We have to find those people and care for those relationships that feed us at whatever level — friendship, work, community, family. More than that, this means cultivating certain relationships where we are able to share the spiritual journey explicitly. This requires a spiritual discipline of sharing our identities and what really matters to us. Our “faith sharing” and communal prayer become truly meaningful as they reflect the truth of who we are and our care for one another.


Individuality


Hecker said, “Great fidelity in action, with a great and large freedom of action, should be the spirit of our Community.” In this I hear an appreciation for the dynamic balance of individuality and communal life. Recognizing the unity of fidelity and freedom requires trust: trust in the ways of the Spirit who speaks within and among us, and trust in ourselves to affirm the liberty we have through our lives in Christ. This trust makes possible a community in which individuality is held sacred.

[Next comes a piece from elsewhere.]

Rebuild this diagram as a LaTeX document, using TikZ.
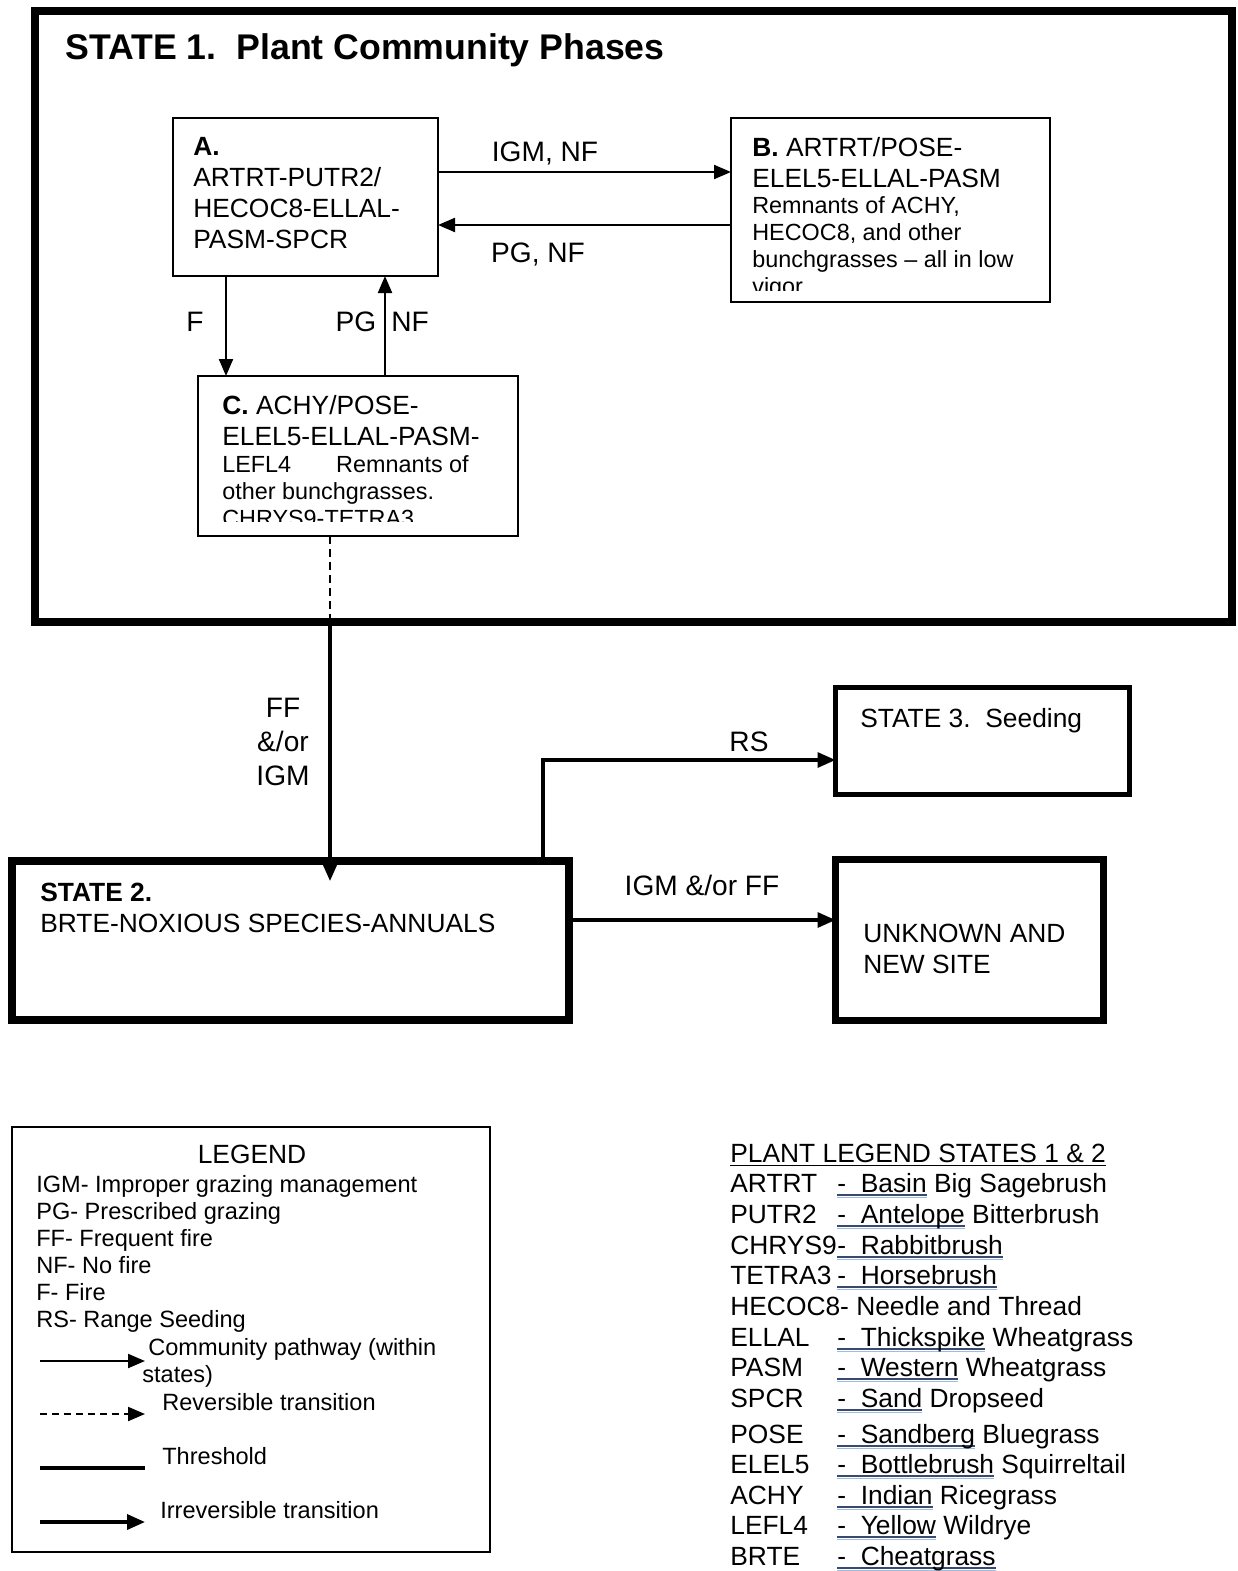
\documentclass[tikz,border=0pt]{standalone}
\usepackage{fontspec}
\setmainfont{Liberation Sans}
\usepackage{tikz}
\usetikzlibrary{arrows.meta,positioning,calc}
\definecolor{UlDark}{HTML}{3A4A6E}
\definecolor{UlBlue}{HTML}{9DBCE2}
\newcommand\statetitlefont{\fontsize{20.3}{24}\selectfont\bfseries}
\newcommand\phasefont{\fontsize{15}{17.6}\selectfont}
\newcommand\notefont{\fontsize{13.3}{15.3}\selectfont}
\newcommand\lblfont{\fontsize{16}{19.3}\selectfont}
\newcommand\legfont{\fontsize{13.4}{15.4}\selectfont}
\newsavebox\ulbox
\newcommand\plantul[1]{\sbox\ulbox{#1}\rlap{\color{UlDark}\rule[-1.8pt]{\wd\ulbox}{0.7pt}}\rlap{\color{UlBlue}\rule[-3.4pt]{\wd\ulbox}{1.1pt}}\usebox\ulbox}

\begin{document}
\begin{tikzpicture}[
  x=0.2mm, y=-0.2mm,
  phasebox/.style={draw,line width=1.1pt,outer sep=0pt,inner sep=0pt},
  statebox/.style={draw,line width=4.5pt,outer sep=0pt,inner sep=0pt},
  txt/.style={anchor=north west,align=left,inner sep=0pt},
  lbl/.style={font=\lblfont,inner sep=0pt},
  pathway/.style={-{Triangle[length=3.4mm,width=2.8mm]},line width=1.2pt},
  irrev/.style={-{Triangle[length=3.6mm,width=3mm]},line width=1.8pt}
]
\useasboundingbox[fill=white] (0,0) rectangle (1237,1571);

% state 1 and its phases
\node[statebox,minimum width=239.4mm,minimum height=122.2mm] (state1) at (633.5,316.5) {};
\node[anchor=west,inner sep=0pt,font=\statetitlefont] (title1) at (65,50) {STATE 1.\ \ Plant Community Phases};

\node[phasebox,minimum width=53mm,minimum height=31.6mm] (phaseA) at (305.5,197) {};
\node[phasebox,minimum width=63.8mm,minimum height=36.8mm] (phaseB) at (890.5,210) {};
\node[phasebox,minimum width=64mm,minimum height=32mm] (phaseC) at (358,456) {};

\node[txt,font=\phasefont] (textA) at (193,137) {\textbf{A.}\\ARTRT-PUTR2/\\HECOC8-ELLAL-\\PASM-SPCR};
\node[txt,font=\phasefont] (textB) at (752,137) {\textbf{B.} ARTRT/POSE-\\ELEL5-ELLAL-PASM};
\begin{scope}
  \clip (phaseB.north west) rectangle ($(phaseB.south east)+(0,-12)$);
  \node[txt,font=\notefont] (noteB) at (752,196.5) {Remnants of ACHY,\\HECOC8, and other\\bunchgrasses – all in low\\vigor};
\end{scope}
\node[txt,font=\phasefont] (textC) at (222,395.5) {\textbf{C.} ACHY/POSE-\\ELEL5-ELLAL-PASM-};
\begin{scope}
  \clip (phaseC.north west) rectangle ($(phaseC.south east)+(0,-15)$);
  \node[txt,font=\notefont] (noteC) at (222,455.5) {LEFL4\hspace{9mm}Remnants of\\other bunchgrasses.\\CHRYS9-TETRA3};
\end{scope}

\coordinate (ab) at ($(phaseA.east)+(0,-25)$);
\coordinate (ba) at ($(phaseA.east)+(0,28)$);
\coordinate (ac) at ($(phaseA.south west)+(53,0)$);
\coordinate (ca) at ($(phaseA.south east)+(-53,0)$);
\draw[pathway] (ab) -- (ab -| phaseB.west);
\draw[pathway] (ba -| phaseB.west) -- (ba);
\draw[pathway] (ac) -- (ac |- phaseC.north);
\draw[pathway] (ca |- phaseC.north) -- (ca);
\node[lbl] (lIGMNF) at (545,153) {IGM, NF};
\node[lbl] (lPGNF) at (538,254) {PG, NF};
\node[lbl] (lF) at (195,322) {F};
\node[lbl] (lPG) at (356,322) {PG};
\node[lbl] (lNF) at (410,322) {NF};

% states 2, 3 and unknown
\node[statebox,minimum width=111.4mm,minimum height=31.8mm] (state2) at (290.5,940.5) {};
\node[statebox,line width=2.85pt,minimum width=58.8mm,minimum height=21.4mm] (state3) at (982.5,741) {};
\node[statebox,line width=4pt,minimum width=53.6mm,minimum height=32.2mm] (unknown) at (969.5,940) {};
\node[txt,font=\phasefont] (text2) at (40,882.5) {\textbf{STATE 2.}\\BRTE-NOXIOUS SPECIES-ANNUALS};
\node[anchor=west,inner sep=0pt,font=\phasefont] (text3) at (860,721) {STATE 3.\ \ Seeding};
\node[txt,font=\phasefont] (textU) at (863,923.5) {UNKNOWN AND\\NEW SITE};

\coordinate (cdash) at ($(phaseC.south)+(-28,0)$);
\coordinate (cross) at (cdash |- state1.south);
\coordinate (rsfoot) at ($(state2.north east)+(-26,0)$);
\coordinate (igmfoot) at ($(state2.east)+(0,-20.5)$);
\draw[dash pattern=on 1.6mm off 1mm,line width=1pt] (cdash) -- (cross);
\draw[irrev] (cross) -- ($(cross |- state2.north)+(0,20)$);
\draw[irrev] (rsfoot) |- ($(state3.west)+(0,19)$);
\draw[irrev] (igmfoot) -- (igmfoot -| unknown.west);
\node[lbl,align=center] (lFF) at (283,742) {FF\\\&/or\\IGM};
\node[lbl] (lRS) at (749,742) {RS};
\node[lbl] (lIGMFF) at (702,885) {IGM \&/or FF};

% legend
\node[phasebox,line width=1pt,minimum width=95.6mm,minimum height=85mm] (legend) at (251,1339.5) {};
\node[font=\phasefont,inner sep=0pt] (legtitle) at (252,1154) {LEGEND};
\node[txt,font=\legfont] (legabbr) at (36,1175) {IGM- Improper grazing management\\PG- Prescribed grazing\\FF- Frequent fire\\NF- No fire\\F- Fire\\RS- Range Seeding};
\coordinate (s1a) at (40,1361); \coordinate (s1b) at (145,1361);
\coordinate (s2a) at (40,1414); \coordinate (s2b) at (145,1414);
\coordinate (s3a) at (40,1468); \coordinate (s3b) at (145,1468);
\coordinate (s4a) at (40,1522); \coordinate (s4b) at (145,1522);
\draw[pathway] (s1a) -- (s1b);
\draw[pathway,dash pattern=on 1.4mm off 1mm] (s2a) -- (s2b);
\draw[line width=2.8pt] (s3a) -- (s3b);
\draw[irrev,line width=2pt] (s4a) -- (s4b);
\node[txt,font=\legfont] (legpath) at (142,1338) {\hspace*{1.2mm}Community pathway (within\\states)};
\node[anchor=west,inner sep=0pt,font=\legfont] (legrev) at (162,1402) {Reversible transition};
\node[anchor=west,inner sep=0pt,font=\legfont] (legthr) at (162,1456) {Threshold};
\node[anchor=west,inner sep=0pt,font=\legfont] (legirr) at (160,1510) {Irreversible transition};

% plant legend
\node[anchor=base west,inner sep=0pt,font=\phasefont] (plantleg) at (730,1162.5) {\underline{PLANT LEGEND STATES 1 \& 2}};
\foreach \y/\code/\ulpart/\rest [count=\i] in {
  1192.5/ARTRT/Basin/Big Sagebrush,
  1223.5/PUTR2/Antelope/Bitterbrush,
  1254.5/CHRYS9/Rabbitbrush/{},
  1284.5/TETRA3/Horsebrush/{},
  1346.5/ELLAL/Thickspike/Wheatgrass,
  1376.5/PASM/Western/Wheatgrass,
  1407.5/SPCR/Sand/Dropseed,
  1443.5/POSE/Sandberg/Bluegrass,
  1473.5/ELEL5/Bottlebrush/Squirreltail,
  1504.5/ACHY/Indian/Ricegrass,
  1534.5/LEFL4/Yellow/Wildrye,
  1565.5/BRTE/Cheatgrass/{}}
  \node[anchor=base west,inner sep=0pt,font=\phasefont] (plant\i) at (730,\y) {\makebox[21.4mm][l]{\code}\plantul{-~~\ulpart}\ \rest};
\node[anchor=base west,inner sep=0pt,font=\phasefont] (plantH) at (730,1315.5) {HECOC8- Needle and Thread};
\end{tikzpicture}
\end{document}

Hecker’s optimistic American character, with its stress on individual liberty, also offers a critique of the shadow side of American culture. Instead of celebrating individuality, our cultural environment can promote individualism, egotism, and a negative kind of competition. The Spirit, however, promotes fruits of love, joy, peace, patience, kindness, generosity, faithfulness, gentleness, self-control (Gal 5:22-23). This is how the individual will thrive: by being attentive to how the Spirit is acting in the soul to bring about its full and unique flourishing.



Contemplation and Action


In his early life, Hecker’s desire for a deeper place of prayer and contemplation in his life perplexed him, given his simultaneous drive for activity. Later he would be able to articulate the unity of these movements: “Genuine contemplation and action are inseparable,” he noted.

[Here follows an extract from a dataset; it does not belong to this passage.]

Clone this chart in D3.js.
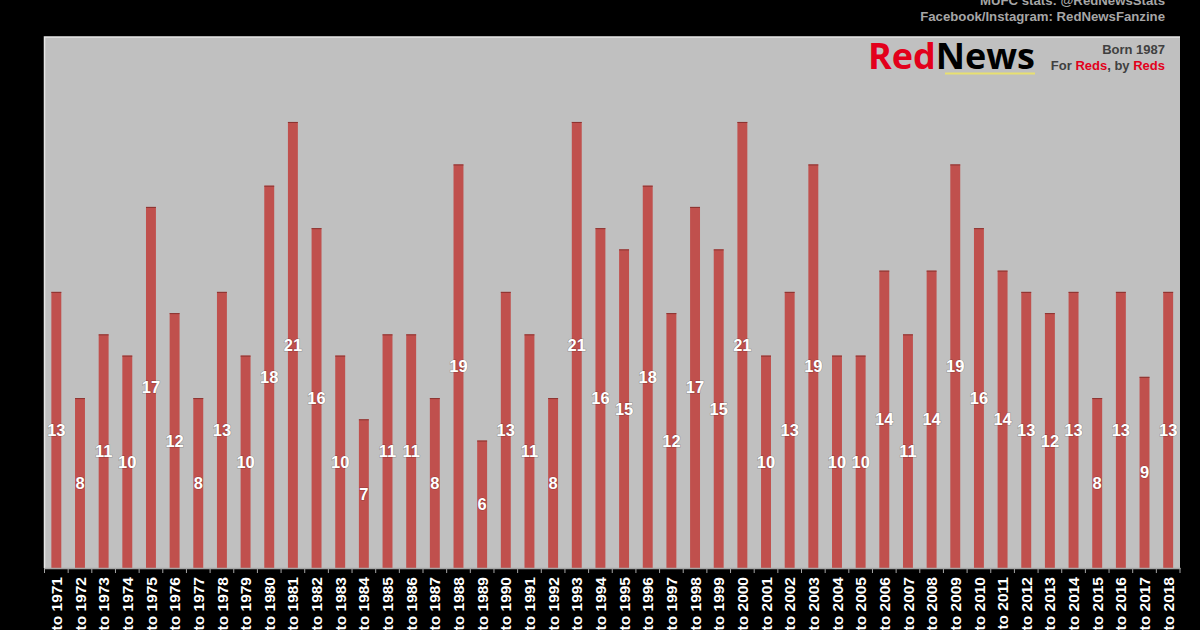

Contemplation brought an experience of the dynamic, active nature of God. To be grounded in this experience is to find the source from which directed and meaningful action flows. Paulists recognize that creative and effective ministries flow from this spiritual center; but, because of this unity of the contemplative and active, creative mission activity itself is a source of spiritual awareness, nourishment, and growth.


Devotion to the Holy Spirit


“What a member of another religious community might do from that guidance which is external, the Paulist does from the promptings of the indwelling Holy Spirit,”  Hecker wrote. He also uses the terms “immediate” and “instinctive” to describe our unity with the Spirit.  His devotion to the Holy Spirit, his radical awareness of God active in his life, so formed Hecker’s outlook and activity that this has become the chief note in his charism, his gift to the Paulist community. To cultivate this charism, and to discover more deeply what this devotion is leading us to, will allow us to experience and model the conversion, the power, and the joy we invite others to.